- Problem to solve:
Return only those lines from the line containing "Generate a Python" to the line containing "from matplotlib.patches import Patch", both included, and please omit the pictures.

Records with drawing code

>>

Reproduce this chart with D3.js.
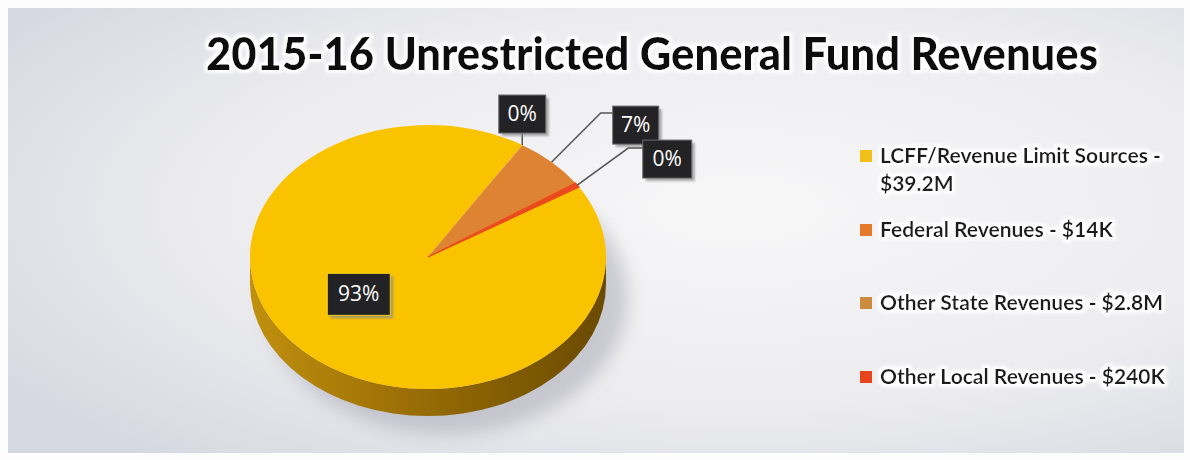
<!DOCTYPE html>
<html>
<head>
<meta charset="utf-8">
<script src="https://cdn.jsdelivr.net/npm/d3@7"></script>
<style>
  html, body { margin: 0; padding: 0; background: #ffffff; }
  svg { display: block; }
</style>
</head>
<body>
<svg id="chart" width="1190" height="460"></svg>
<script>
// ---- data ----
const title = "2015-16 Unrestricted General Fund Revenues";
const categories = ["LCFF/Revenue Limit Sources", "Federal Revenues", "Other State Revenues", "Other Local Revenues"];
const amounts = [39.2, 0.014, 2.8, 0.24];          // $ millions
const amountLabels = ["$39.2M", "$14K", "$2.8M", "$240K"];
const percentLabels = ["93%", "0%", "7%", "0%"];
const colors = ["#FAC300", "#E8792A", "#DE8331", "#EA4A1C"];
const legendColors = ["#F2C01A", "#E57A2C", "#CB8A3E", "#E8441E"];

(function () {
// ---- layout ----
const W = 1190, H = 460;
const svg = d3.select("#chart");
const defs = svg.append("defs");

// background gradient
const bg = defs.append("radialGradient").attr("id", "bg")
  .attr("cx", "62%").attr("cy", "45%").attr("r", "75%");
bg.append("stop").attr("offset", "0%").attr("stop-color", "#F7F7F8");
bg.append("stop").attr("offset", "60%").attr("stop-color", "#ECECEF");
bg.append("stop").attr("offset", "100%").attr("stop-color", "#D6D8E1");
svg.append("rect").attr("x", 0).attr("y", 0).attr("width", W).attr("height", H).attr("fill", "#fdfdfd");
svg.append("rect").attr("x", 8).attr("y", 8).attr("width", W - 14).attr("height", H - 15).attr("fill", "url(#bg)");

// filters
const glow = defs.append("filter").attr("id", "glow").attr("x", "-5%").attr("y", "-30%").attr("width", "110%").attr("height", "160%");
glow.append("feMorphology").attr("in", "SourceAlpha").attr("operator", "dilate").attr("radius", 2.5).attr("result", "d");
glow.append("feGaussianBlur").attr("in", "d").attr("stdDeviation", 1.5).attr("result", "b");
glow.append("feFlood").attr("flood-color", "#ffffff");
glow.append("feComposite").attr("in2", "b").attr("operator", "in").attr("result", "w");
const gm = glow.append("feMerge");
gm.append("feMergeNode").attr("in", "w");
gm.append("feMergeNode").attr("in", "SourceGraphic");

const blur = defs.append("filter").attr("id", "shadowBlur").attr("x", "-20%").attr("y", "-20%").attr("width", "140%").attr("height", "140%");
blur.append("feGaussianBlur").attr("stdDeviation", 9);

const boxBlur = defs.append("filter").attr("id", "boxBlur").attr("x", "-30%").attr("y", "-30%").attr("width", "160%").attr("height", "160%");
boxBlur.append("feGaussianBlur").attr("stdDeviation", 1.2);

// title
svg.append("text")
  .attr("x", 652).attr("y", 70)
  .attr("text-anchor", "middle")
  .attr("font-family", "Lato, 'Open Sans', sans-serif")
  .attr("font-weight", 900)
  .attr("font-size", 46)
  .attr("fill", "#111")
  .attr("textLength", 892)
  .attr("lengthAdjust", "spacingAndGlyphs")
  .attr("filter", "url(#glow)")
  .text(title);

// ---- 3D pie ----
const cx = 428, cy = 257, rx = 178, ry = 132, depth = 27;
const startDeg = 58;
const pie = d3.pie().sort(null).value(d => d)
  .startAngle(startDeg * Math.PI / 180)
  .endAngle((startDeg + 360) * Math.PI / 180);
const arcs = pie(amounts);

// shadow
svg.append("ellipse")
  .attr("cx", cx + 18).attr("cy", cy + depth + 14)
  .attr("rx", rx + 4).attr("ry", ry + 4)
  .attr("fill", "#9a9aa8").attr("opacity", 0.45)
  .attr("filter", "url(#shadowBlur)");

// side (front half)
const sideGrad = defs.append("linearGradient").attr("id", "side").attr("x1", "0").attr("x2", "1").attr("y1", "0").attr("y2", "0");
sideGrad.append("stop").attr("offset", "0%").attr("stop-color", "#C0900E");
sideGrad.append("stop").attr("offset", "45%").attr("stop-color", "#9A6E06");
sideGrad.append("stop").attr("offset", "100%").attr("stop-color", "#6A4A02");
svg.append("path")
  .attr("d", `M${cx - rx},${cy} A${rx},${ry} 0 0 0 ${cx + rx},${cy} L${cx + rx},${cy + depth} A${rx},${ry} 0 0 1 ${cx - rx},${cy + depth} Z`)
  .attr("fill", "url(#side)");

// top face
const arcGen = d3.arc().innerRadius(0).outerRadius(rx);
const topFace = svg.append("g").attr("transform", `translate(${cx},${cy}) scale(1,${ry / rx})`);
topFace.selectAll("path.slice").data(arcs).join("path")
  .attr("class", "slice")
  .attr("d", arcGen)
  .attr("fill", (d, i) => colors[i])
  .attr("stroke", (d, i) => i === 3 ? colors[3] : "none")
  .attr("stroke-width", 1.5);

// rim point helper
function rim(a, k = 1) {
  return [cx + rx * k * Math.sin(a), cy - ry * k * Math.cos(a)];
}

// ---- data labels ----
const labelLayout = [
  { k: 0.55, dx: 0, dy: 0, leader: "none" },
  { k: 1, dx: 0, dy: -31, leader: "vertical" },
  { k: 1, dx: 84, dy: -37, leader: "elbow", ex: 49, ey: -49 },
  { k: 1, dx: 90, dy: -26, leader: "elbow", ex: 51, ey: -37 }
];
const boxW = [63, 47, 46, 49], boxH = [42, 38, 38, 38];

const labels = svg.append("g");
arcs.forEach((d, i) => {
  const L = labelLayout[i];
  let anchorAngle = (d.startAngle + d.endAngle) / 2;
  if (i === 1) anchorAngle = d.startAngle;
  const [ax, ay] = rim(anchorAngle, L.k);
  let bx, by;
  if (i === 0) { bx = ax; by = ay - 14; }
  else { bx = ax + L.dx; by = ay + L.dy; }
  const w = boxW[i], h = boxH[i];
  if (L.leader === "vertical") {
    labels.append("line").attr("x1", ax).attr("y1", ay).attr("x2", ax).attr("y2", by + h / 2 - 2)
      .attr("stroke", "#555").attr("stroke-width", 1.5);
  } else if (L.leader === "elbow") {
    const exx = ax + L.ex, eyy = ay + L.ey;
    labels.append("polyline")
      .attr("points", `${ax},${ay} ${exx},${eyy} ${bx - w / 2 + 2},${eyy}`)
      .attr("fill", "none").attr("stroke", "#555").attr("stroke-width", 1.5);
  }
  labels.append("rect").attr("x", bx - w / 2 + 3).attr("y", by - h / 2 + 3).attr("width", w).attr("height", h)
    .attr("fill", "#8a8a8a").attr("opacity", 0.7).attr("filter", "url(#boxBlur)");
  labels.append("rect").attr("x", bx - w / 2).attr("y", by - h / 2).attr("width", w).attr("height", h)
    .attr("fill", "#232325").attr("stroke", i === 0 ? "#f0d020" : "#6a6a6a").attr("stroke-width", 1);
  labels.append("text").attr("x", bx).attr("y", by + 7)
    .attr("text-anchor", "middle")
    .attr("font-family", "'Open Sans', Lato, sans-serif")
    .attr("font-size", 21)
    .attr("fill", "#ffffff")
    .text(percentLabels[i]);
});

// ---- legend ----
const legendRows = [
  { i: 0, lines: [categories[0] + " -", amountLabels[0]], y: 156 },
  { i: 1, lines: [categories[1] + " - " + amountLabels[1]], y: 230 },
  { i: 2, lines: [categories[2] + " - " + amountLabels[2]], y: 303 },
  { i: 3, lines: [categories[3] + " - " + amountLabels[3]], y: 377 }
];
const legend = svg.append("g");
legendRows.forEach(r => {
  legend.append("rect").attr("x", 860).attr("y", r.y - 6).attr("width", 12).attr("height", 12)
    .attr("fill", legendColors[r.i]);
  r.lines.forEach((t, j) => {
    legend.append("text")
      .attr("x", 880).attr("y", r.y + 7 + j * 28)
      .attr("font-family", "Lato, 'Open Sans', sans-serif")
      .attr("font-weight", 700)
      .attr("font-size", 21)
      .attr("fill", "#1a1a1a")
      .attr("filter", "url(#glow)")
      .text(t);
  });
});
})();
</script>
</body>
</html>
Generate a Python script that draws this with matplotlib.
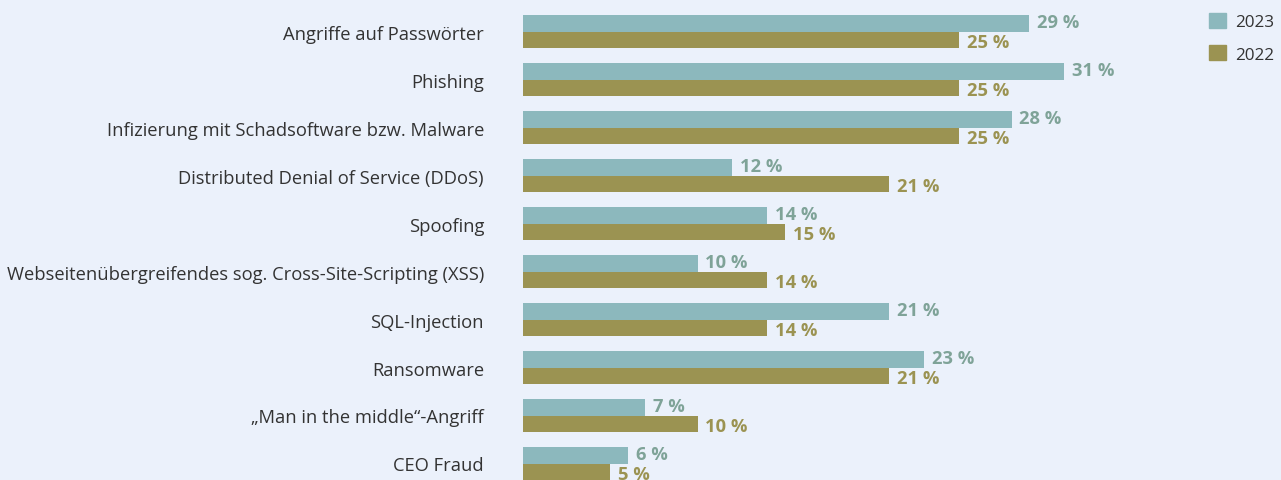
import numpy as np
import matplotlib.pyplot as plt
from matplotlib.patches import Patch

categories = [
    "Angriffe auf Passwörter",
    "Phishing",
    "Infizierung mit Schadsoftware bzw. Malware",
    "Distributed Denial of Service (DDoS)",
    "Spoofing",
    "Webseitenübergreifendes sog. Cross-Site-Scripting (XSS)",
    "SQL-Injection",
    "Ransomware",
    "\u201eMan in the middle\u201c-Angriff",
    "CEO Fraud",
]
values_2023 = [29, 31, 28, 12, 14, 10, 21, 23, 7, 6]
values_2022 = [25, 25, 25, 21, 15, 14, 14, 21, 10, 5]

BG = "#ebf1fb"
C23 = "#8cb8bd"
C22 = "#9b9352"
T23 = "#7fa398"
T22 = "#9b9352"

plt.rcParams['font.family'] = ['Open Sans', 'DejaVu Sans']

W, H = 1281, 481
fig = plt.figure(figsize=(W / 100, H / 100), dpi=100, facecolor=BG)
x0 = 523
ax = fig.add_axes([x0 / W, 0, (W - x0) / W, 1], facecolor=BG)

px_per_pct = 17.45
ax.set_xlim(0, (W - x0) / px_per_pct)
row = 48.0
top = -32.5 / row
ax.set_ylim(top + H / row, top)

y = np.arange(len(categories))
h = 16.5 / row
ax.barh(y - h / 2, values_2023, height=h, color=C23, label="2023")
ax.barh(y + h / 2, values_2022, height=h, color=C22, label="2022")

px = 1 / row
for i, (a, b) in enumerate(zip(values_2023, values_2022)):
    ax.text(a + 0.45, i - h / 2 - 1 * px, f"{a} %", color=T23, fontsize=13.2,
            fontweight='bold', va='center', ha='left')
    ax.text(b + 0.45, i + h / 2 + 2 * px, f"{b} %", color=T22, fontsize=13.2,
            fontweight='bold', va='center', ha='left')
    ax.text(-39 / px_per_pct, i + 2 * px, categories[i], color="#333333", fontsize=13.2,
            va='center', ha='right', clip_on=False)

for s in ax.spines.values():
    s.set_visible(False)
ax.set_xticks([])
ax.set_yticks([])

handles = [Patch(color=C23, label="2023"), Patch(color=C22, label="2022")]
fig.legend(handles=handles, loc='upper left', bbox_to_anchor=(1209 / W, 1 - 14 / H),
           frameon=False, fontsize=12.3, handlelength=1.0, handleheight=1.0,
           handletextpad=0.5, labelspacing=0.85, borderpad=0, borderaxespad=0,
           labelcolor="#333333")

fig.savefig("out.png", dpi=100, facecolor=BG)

<<

- Written answer:
Generate a Python script that draws this with matplotlib.
import numpy as np
import matplotlib.pyplot as plt
from matplotlib.patches import Patch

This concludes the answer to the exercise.